Gremlin queries can be generated programmatically. (See http://docs.sqlalchemy.org/en/rel_0_7/core/tutorial.html#intro-to-generative-selects to know what I mean.) This seems to be a bit more tricky with Cypher.

Tohotom
  • 146
  • 1
  • 4
  • @MattLuongo: 1, I did not know about neo4django, 2, it is not applicable in all cases (e.g. language is not Python) 3, it is not the same if you write the query programmatically yourself or you use a library to create the query programmatically for you. In this respect neo4django can be considered an alternative solution to Cypher and Gremlin. – Tohotom Feb 17 '14 at 14:52
  • 3
    Oh, of course I don't expect neo4django to be immediately applicable; it was an example, just as SQL Alchemy was in your answer. But it's not true that generating Cypher is *more* difficult. Cypher and Gremlin take different approaches as query languages, but I don't see how Cypher is any harder to generate programmatically... – Matt Luongo Feb 17 '14 at 15:19
9

Cypher is a declarative query language for querying graph databases. The term declarative is important because is a different way of programming than programming paradigms like imperative.

In a declarative query language like Cypher and SQL we tell the underlying engine what data we want to fetch and we do not specify how we want the data to be fetched.

In Cypher a user defines a sub graph of interest in the MATCH clause. Then underlying engine runs a pattern matching algorithm to search for the similar occurrences of sub graph in the graph database.

Gremlin is both declarative and imperative features. It is a graph traversal language where a user has to give explicit instructions as to how the graph is to be navigated.

The difference between these languages in this case is that in Cypher we can use a Kleene star operator to find paths between any two given nodes in a graph database. In Gremlin however we will have to explicitly define all such paths. But we can use a repeat operator in Gremlin to find multiple occurrences of such explicit paths in a graph database. However, doing iterations over explicit structures in not possible in Cypher.

Brian Burns
  • 20,575
  • 8
  • 83
  • 77
Chandan Sharma
  • 121
  • 1
  • 3
9

Cypher only works for simple queries. When you start incorporating complex business logic into your graph traversals it becomes prohibitively slow or stops working altogether.

Neo4J clearly knows that Cypher isn't cutting it, because they also provide the APOC procedures which include an alternate path expander (apoc.path.expand, apoc.path.subgraphAll, etc).

Gremlin is harder to learn but it's more powerful than Cypher and APOC. You can implement any logic you can think of in Gremlin.

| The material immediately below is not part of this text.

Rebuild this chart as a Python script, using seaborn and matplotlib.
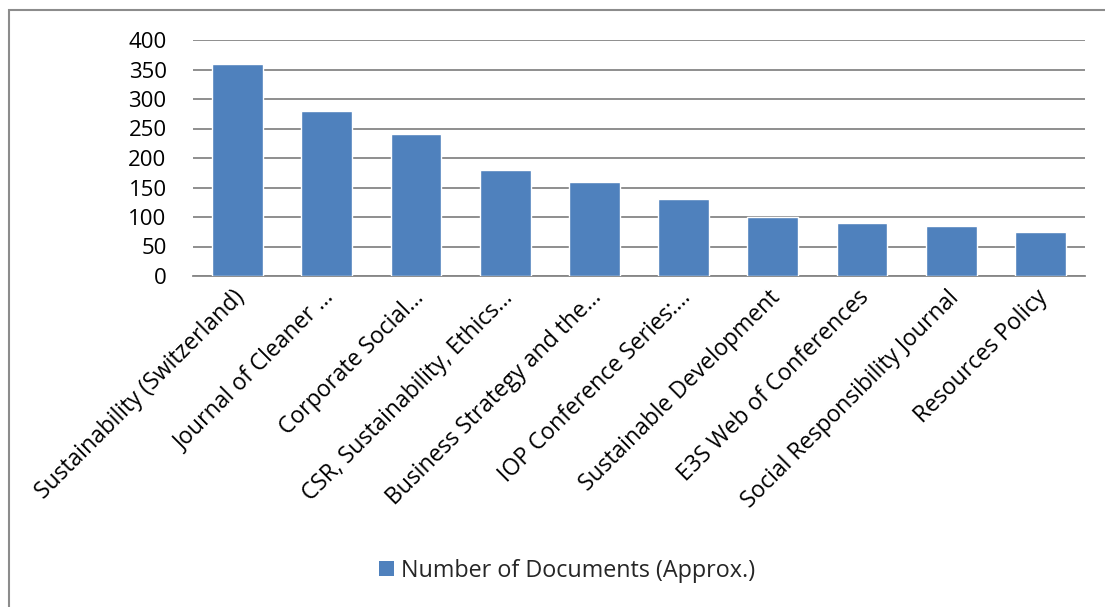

I really wish Neo4J shipped with a toggleable Gremlin server (from reading around, this used to be the case). You can get Gremlin running against a live Neo4J instance, but it involves jumping through a lot of hoops. My hope is that since Neo4J's competitors are allowing Gremlin as an option, Neo4J will follow suit.

user1302130
  • 456
  • 5
  • 9
  • 1
    neo4j being the most popular graph DB in the world, I think there might be a reason why they haven't adopted gremlin yet. – Luk Aron Nov 21 '19 at 07:11
  • 7
    since you don't share what those reasons might be, I don't see any value in your comment – user1302130 Nov 21 '19 at 18:38
5

If you use gremlin, then it allow you to migrate the to different graph databases, Since most of the graph databases supports the gremlin traversal, Its good idea to chose the gremlin.

Singaravelan
  • 57
  • 1
  • 2
3

Long answer short : Use cypher for query and gremlin for traversal. You will see the response timing yourself.